Children come to school in costume, there is a special carnival, we walk around with noisemakers (as if a classroom with twenty children isn’t noisy on its own), the children eat ridiculous amounts of unhealthy food, the list goes on. To many, this is a really fun and exciting day but to a small--sometimes hidden minority, days like this are the worst days of the year.
Children thrive on routine. From a young age we know that the best nighttime sleep comes from a fixed schedule. Bath, brush teeth, book, song, lights out. For many first time parents this ritual is so sacred it carries an almost superstitious air. If one of those steps is missed, one piece isn’t just right, they are doomed to a night of crying and consoling. So fast-forward five years and zoom in on this same child. He is now expected to be excited about a day where everything is backwards? Everything he knows will now be changed, and he is supposed to enjoy this? How can we help children who crave this routine to succeed on a day like Purim?

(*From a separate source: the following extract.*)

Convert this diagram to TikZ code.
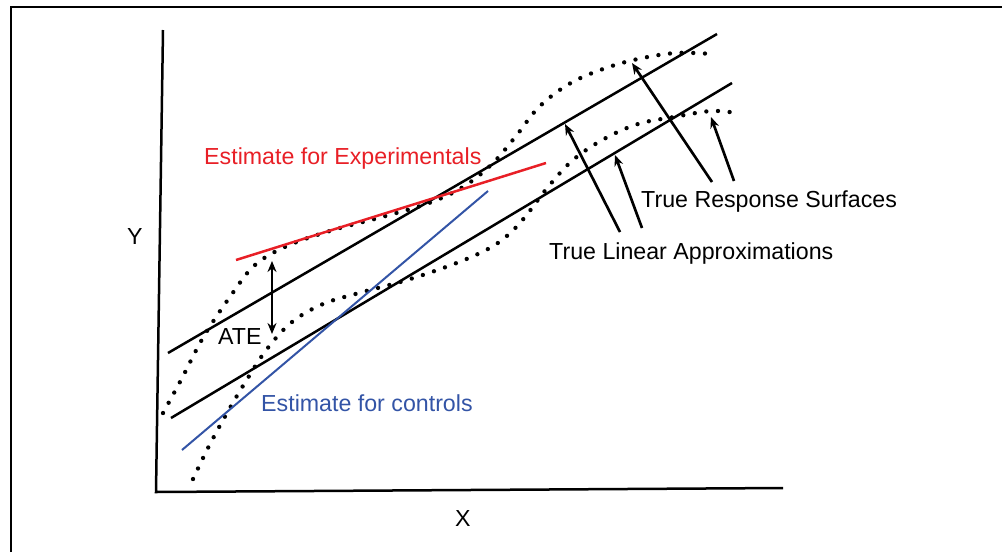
\documentclass[tikz,border=0pt]{standalone}
\usepackage{fontspec}
\setmainfont{Liberation Sans}
\usepackage{xcolor}
\definecolor{expline}{rgb}{0.91,0.12,0.15}
\definecolor{ctrlline}{rgb}{0.20,0.33,0.65}
\definecolor{inkdraw}{rgb}{0,0,0}
\usepackage{tikz}
\usetikzlibrary{arrows.meta}

\begin{document}
\begin{tikzpicture}[
  x=0.03cm, y=-0.03cm,
  >={Stealth[length=3.3mm, width=2.7mm]},
  every node/.style={inner sep=0pt, font=\fontsize{19.8}{24}\selectfont},
  frameline/.style ={draw=inkdraw, line width=0.6mm},
  axisline/.style  ={draw=inkdraw, line width=0.75mm},
  linapprox/.style ={draw=inkdraw, line width=0.75mm},
  surface/.style   ={draw=inkdraw, line width=1.3mm, line cap=round, dash pattern=on 0pt off 3.5mm},
  estexp/.style    ={draw=expline,  line width=0.75mm},
  estctrl/.style   ={draw=ctrlline, line width=0.6mm},
  pointer/.style   ={->, draw=inkdraw, line width=0.8mm},
  lbl/.style       ={anchor=base west}
]
\useasboundingbox (0,0) rectangle (1002,552);
\draw[frameline] (11,552) -- (11,7) -- (1002,7);

% axes
\coordinate (ytop)   at (163,30);
\coordinate (origin) at (156,492);
\coordinate (xend)   at (783,488);
\draw[axisline] (ytop) -- (origin) -- (xend);
\node[lbl] (ylab) at (127,244) {Y};
\node[lbl] (xlab) at (455,526) {X};

% true response surfaces
\draw[surface] plot[smooth, tension=0.6] coordinates {
  (163,413) (181,380) (204,336) (232,294) (255,265) (287,246) (333,230)
  (382,217) (429,203) (463,187) (492,164) (516,136) (539,107) (569,84)
  (603,69) (638,59) (676,53) (712,54)};
\draw[surface] plot[smooth, tension=0.6] coordinates {
  (193,479) (209,446) (227,413) (246,381) (267,349) (292,322) (323,304)
  (359,293) (407,280) (454,264) (488,249) (508,235) (525,217) (548,187)
  (573,160) (604,139) (638,124) (674,117) (711,111) (736,113)};

% true linear approximations
\coordinate (expA)  at (168,353);
\coordinate (expB)  at (717,34);
\coordinate (ctrlA) at (171,418);
\coordinate (ctrlB) at (732,83);
\draw[linapprox] (expA) -- (expB);
\draw[linapprox] (ctrlA) -- (ctrlB);

% estimates
\coordinate (redA)  at (236,260);
\coordinate (redB)  at (546,163);
\coordinate (blueA) at (182,450);
\coordinate (blueB) at (488,191);
\draw[estexp]  (redA) -- (redB);
\draw[estctrl] (blueA) -- (blueB);
\node[lbl, text=expline]  (explab)  at (204,164) {Estimate for Experimentals};
\node[lbl, text=ctrlline] (ctrllab) at (261,411) {Estimate for controls};

% treatment effect
\coordinate (ateTop) at (272,261);
\coordinate (ateBot) at (272,334);
\draw[pointer, <->] (ateTop) -- (ateBot);
\node[lbl] (ate) at (218,344) {ATE};

% callouts
\node[lbl] (resp) at (641,207) {True Response Surfaces};
\node[lbl] (lin)  at (549,259) {True Linear Approximations};
\coordinate (linTailA)  at (620,232);
\coordinate (linTailB)  at (642,228);
\coordinate (respTailA) at (712,182);
\coordinate (respTailB) at (734,181);
\coordinate (linTipA)   at (565,124);
\coordinate (linTipB)   at (615,155);
\coordinate (respTipA)  at (632,63);
\coordinate (respTipB)  at (711,117);
\draw[pointer] (linTailA)  -- (linTipA);
\draw[pointer] (linTailB)  -- (linTipB);
\draw[pointer] (respTailA) -- (respTipA);
\draw[pointer] (respTailB) -- (respTipB);

\end{tikzpicture}
\end{document}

Step 1: Preview. For children who crave routine, it is key to preview what the day will be like. What pieces of their routine will be switched, and what will remain the same? Will they still be under the watchful eye of their teachers or will they be having a substitute? Will they be with their classmates, or is it going to be a different grouping of children for the day?
Step 2: Know your students. As we plan for changes in a school schedule, we must think about what will really enhance the students’ experience. Does it really add to the celebration if we switch classrooms or cubbies for the day? At what age is this fun, and when is it just confusing? How loud is it going to be, how many children are going to be in the same room? Have some noise canceling headphones on hand for kids to wear if they are so inclined. Put yourself in their shoes as you plan and be mindful of every child.
Step 3: Think of ‘opt out’ options. In the same vein as planning the classroom celebrations with your students in mind, think about alternative plans for the students who can’t participate fully. What would make this day special for children who need to be in a quiet, more controlled environment? Let the children know a ‘back up plan’ and a ‘check in spot’ that they can always go to when they need a break.
On a day like Purim it is easy for us to get caught up in the fun. As an adult, the break in routine is welcomed and refreshing, but as with everything else in school we need to think about the children in front of us and how these days will affect every last one of them.